As you read through this piece, you'll see more alleged examples of how the "wealthy" get away with crimes that cause "the poor" to get punished.  While I don't doubt the veracity of these complaints, I hardly think these iniquities constitute the core evils of our times.  One of the examples Shea cited was that of the OWS fellow stating that he wants us all to pay his tuition versus the corporation who wanted a bailout.  Whether or not Shea intended it, this placed the OWS guy in the light of the poor hapless victim.  For the record, I find both of these "gimmee" attempts to be equally deplorable (being one who worked my own way through college).

Shea then ends his piece with "It our place as Catholics to comfort the afflicted and afflict the comfortable."  That is simply incorrect.  Anyone with any knowledge of the Baltimore Catechism can recite the main mission of the Catholic, and that is to get him/herself into heaven.  Along with that, he/she is to bring as many with him/her as possible.  Moreover, we know that is the main purpose why Jesus founded the Church - to provide means and assistance to gettng to heaven.  Yes - we are to practice charitible works, namely the Spiritual and Corporal Works of Mercy.  By the way - one of the Spiritual Works of Mercy is to "Comfort the Afllicted".  While those works are crucial to our mission, they do not constitute the core of our mission.  Moreover, we'll see nothing in any teaching of the Catholic Church about "afflicting the comfortable".  It may well be that in the course of our Christian witness, some who see us may be rendered uncomfortable, but that at most will be a side effect, solely dependent on the spiritual state of the person in question.  Our mission would be to offer witness to that person and perhaps bring him/her to conversion; whether or not affliction happens in the process is not a pressing concern, one way or the other.
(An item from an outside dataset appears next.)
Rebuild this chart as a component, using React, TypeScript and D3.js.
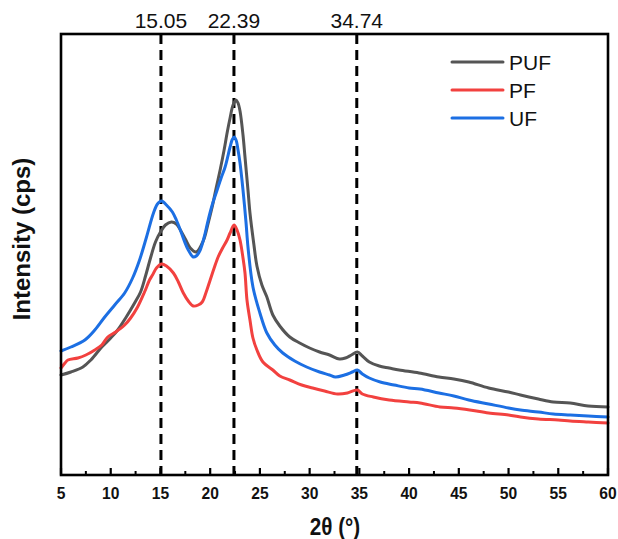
import React from "react";
import * as d3 from "d3";

// 2θ (degrees) / intensity (a.u.) pairs
const pufData: [number, number][] = [
  [5,102],[6,105],[7.2,110],[8,117],[9.1,130],[10,139],[10.7,147],[11.5,159],[12.4,174],[13,185],[13.5,201],[14,219],[14.5,235],[15,245],[15.5,252],[16.1,255],[16.6,253],[17,247],[17.5,238],[18,229],[18.6,225],[19.3,236],[19.8,254],[20.2,270],[20.6,289],[21,307],[21.4,327],[21.7,344],[22,359],[22.3,372],[22.6,377],[22.8,374],[23,366],[23.3,342],[23.5,320],[23.8,287],[24,264],[24.4,232],[24.7,211],[25.2,192],[25.7,180],[26.3,162],[27,151],[28,140],[29,134],[30,129],[31,125],[32,122],[33,118],[33.6,119],[34.2,122],[34.8,125],[35.3,121],[36,115],[37,111],[38,109],[39,107],[41,104],[43,100],[44.5,98],[46,95],[48,89],[50,85],[51.2,82],[53,78],[54.5,75],[56.2,74],[58,71],[60,70],
];
const pfData: [number, number][] = [
  [5,109],[5.4,114],[5.7,117],[6.7,119],[7.5,122],[8.4,127],[9.1,132],[9.7,140],[10.5,145],[11.4,152],[12,159],[12.7,170],[13.4,185],[13.9,197],[14.2,202],[14.6,209],[15.1,213],[15.6,211],[16.3,204],[16.8,195],[17.3,184],[17.8,176],[18.3,171],[18.8,172],[19.2,175],[19.6,185],[20,197],[20.4,209],[20.8,220],[21.2,228],[21.7,237],[22,244],[22.4,252],[22.7,247],[23,237],[23.3,219],[23.5,204],[23.7,177],[24,157],[24.3,139],[24.7,127],[25.3,115],[26.3,107],[27,101],[28,97],[29.2,92],[30.3,89],[31.5,86],[32.8,83],[33.8,84],[34.8,87],[35.3,83],[36.4,80],[38,77],[40,75],[41.1,74],[43.1,70],[44.5,69],[46.1,67],[48,64],[50,62],[51.2,60],[53,58],[55,57],[56.2,56],[58,55],[60,54],
];
const ufData: [number, number][] = [
  [5,126],[6,130],[7.4,137],[8.4,147],[9.4,160],[10.4,172],[11.4,184],[12.2,199],[12.9,217],[13.6,240],[14.3,264],[14.7,273],[15.1,276],[15.6,272],[16.2,265],[16.6,257],[17,247],[17.4,236],[17.8,227],[18.3,220],[18.6,221],[19,227],[19.4,240],[19.8,257],[20.2,272],[20.7,287],[21.1,299],[21.5,310],[22,330],[22.2,337],[22.4,340],[22.6,337],[22.8,327],[23,314],[23.3,287],[23.6,255],[23.8,230],[24.3,190],[25,164],[25.7,144],[26.5,132],[27.3,124],[28.5,116],[29.7,110],[31,105],[32,102],[32.6,100],[33.5,102],[34.3,105],[34.8,107],[35.3,103],[36,99],[37.1,95],[38.5,92],[40,89],[41.1,88],[43,84],[44.5,81],[46,77],[48,73],[50,69],[51.2,67],[53,65],[54.5,63],[56.2,62],[58,61],[60,60],
];

const seriesNames = ["PUF", "PF", "UF"];
const seriesColors = ["#555555", "#f2413f", "#1c6fe3"];
const seriesData = [pufData, pfData, ufData];

const peakPositions = [15.05, 22.39, 34.74];
const peakLabels = ["15.05", "22.39", "34.74"];
const xTickValues = [5, 10, 15, 20, 25, 30, 35, 40, 45, 50, 55, 60];
const xMinorTicks = [7.5, 12.5, 17.5, 22.5, 27.5, 32.5, 37.5, 42.5, 47.5, 52.5, 57.5];

const W = 618;
const H = 539;
const left = 61;
const right = 608;
const top = 34;
const bottom = 475;

export default function App() {
  const x = d3.scaleLinear().domain([5, 60]).range([left, right]);
  const y = d3.scaleLinear().domain([2, 443]).range([bottom, top]);
  const line = d3
    .line<[number, number]>()
    .x((d) => x(d[0]))
    .y((d) => y(d[1]))
    .curve(d3.curveCatmullRom.alpha(0.5));

  const font = "'Liberation Sans', Arial, sans-serif";

  return (
    <div style={{ position: "absolute", left: 0, top: 0 }}>
      <svg width={W} height={H} style={{ display: "block", background: "#fff" }} fontFamily={font}>
        <rect x={0} y={0} width={W} height={H} fill="#fff" />
        {/* dashed reference lines */}
        {peakPositions.map((p, i) => (
          <line
            key={"d" + i}
            x1={x(p)}
            x2={x(p)}
            y1={top}
            y2={bottom}
            stroke="#000"
            strokeWidth={3}
            strokeDasharray="10,6"
          />
        ))}
        {/* series */}
        {seriesData.map((d, i) => (
          <path
            key={"s" + i}
            d={line(d) || ""}
            fill="none"
            stroke={seriesColors[i]}
            strokeWidth={3}
            strokeLinejoin="round"
            strokeLinecap="round"
          />
        ))}
        {/* frame */}
        <rect
          x={left}
          y={top}
          width={right - left}
          height={bottom - top}
          fill="none"
          stroke="#000"
          strokeWidth={2.6}
        />
        {/* ticks */}
        {xTickValues.map((t) => (
          <line key={"t" + t} x1={x(t)} x2={x(t)} y1={bottom} y2={bottom - 7} stroke="#000" strokeWidth={2.2} />
        ))}
        {xMinorTicks.map((t) => (
          <line key={"m" + t} x1={x(t)} x2={x(t)} y1={bottom} y2={bottom - 4} stroke="#000" strokeWidth={2} />
        ))}
        {xTickValues.map((t) => (
          <text
            key={"l" + t}
            transform={`translate(${x(t)},${bottom + 24}) scale(0.92,1)`}
            textAnchor="middle"
            fontSize={17}
            fontWeight="bold"
            fill="#111"
          >
            {t}
          </text>
        ))}
        {/* peak labels */}
        {peakPositions.map((p, i) => (
          <text key={"p" + i} x={x(p)} y={28} textAnchor="middle" fontSize={21} fill="#111">
            {peakLabels[i]}
          </text>
        ))}
        {/* axis titles */}
        <text
          transform={`translate(335,535) scale(0.9,1)`}
          textAnchor="middle"
          fontSize={23}
          fontWeight="bold"
          fill="#111"
        >
          2θ (°)
        </text>
        <text
          transform={`translate(30,239) rotate(-90)`}
          textAnchor="middle"
          fontSize={24}
          fontWeight="bold"
          fill="#111"
        >
          Intensity (cps)
        </text>
        {/* legend */}
        {seriesNames.map((n, i) => (
          <g key={"g" + i} transform={`translate(452,${62 + i * 28})`}>
            <line x1={0} x2={51} y1={0} y2={0} stroke={seriesColors[i]} strokeWidth={3} strokeLinecap="round" />
            <text x={57} y={7.5} fontSize={21} fill="#111">
              {n}
            </text>
          </g>
        ))}
      </svg>
    </div>
  );
}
So from where does "comfort the afflicted and afflict the comfortable" originate?  That statement has been attributed to Dorothy Day, one of the founders of the Catholic Worker Movement.  She was a convert to Catholicism in the early 20th century, but held onto many socialist ideas.  I now link to an excellent blog piece detailing more of Day's history, that shows why she may well have proven dangerous to the Church, honorable motives notwithstanding.

I'll close this piece now by linking to an excellent analysis of the OWS blight by Thomas Sowell.  Please take the time to read Sowell's biographical sketch at the bottom.  He, like I, belong to the much-fabled "99%" who actually work for a living and pull our weight.  By the way - have you noticed something?  This OWS crowd claims they are the "99 percent".  Well, if that's the case, and they've all taken to lounging about in tents these past few months, would we not have expected the country to grind to a halt?  C'mon!  With all the workers joining the Pee Party, who'd be left to keep the industries, etc humming?  But there hasn't been that much of a change - in fact, no change whatsoever.  Were these people working at all?  Gotta wonder!!!


  1. "Has he gone mad?" No Carol, ol' Mark is coming out of the closet more and more as a radical liberal/leftist in his politics. Just read any of his rants on the death penalty, it's classic leftist drivel!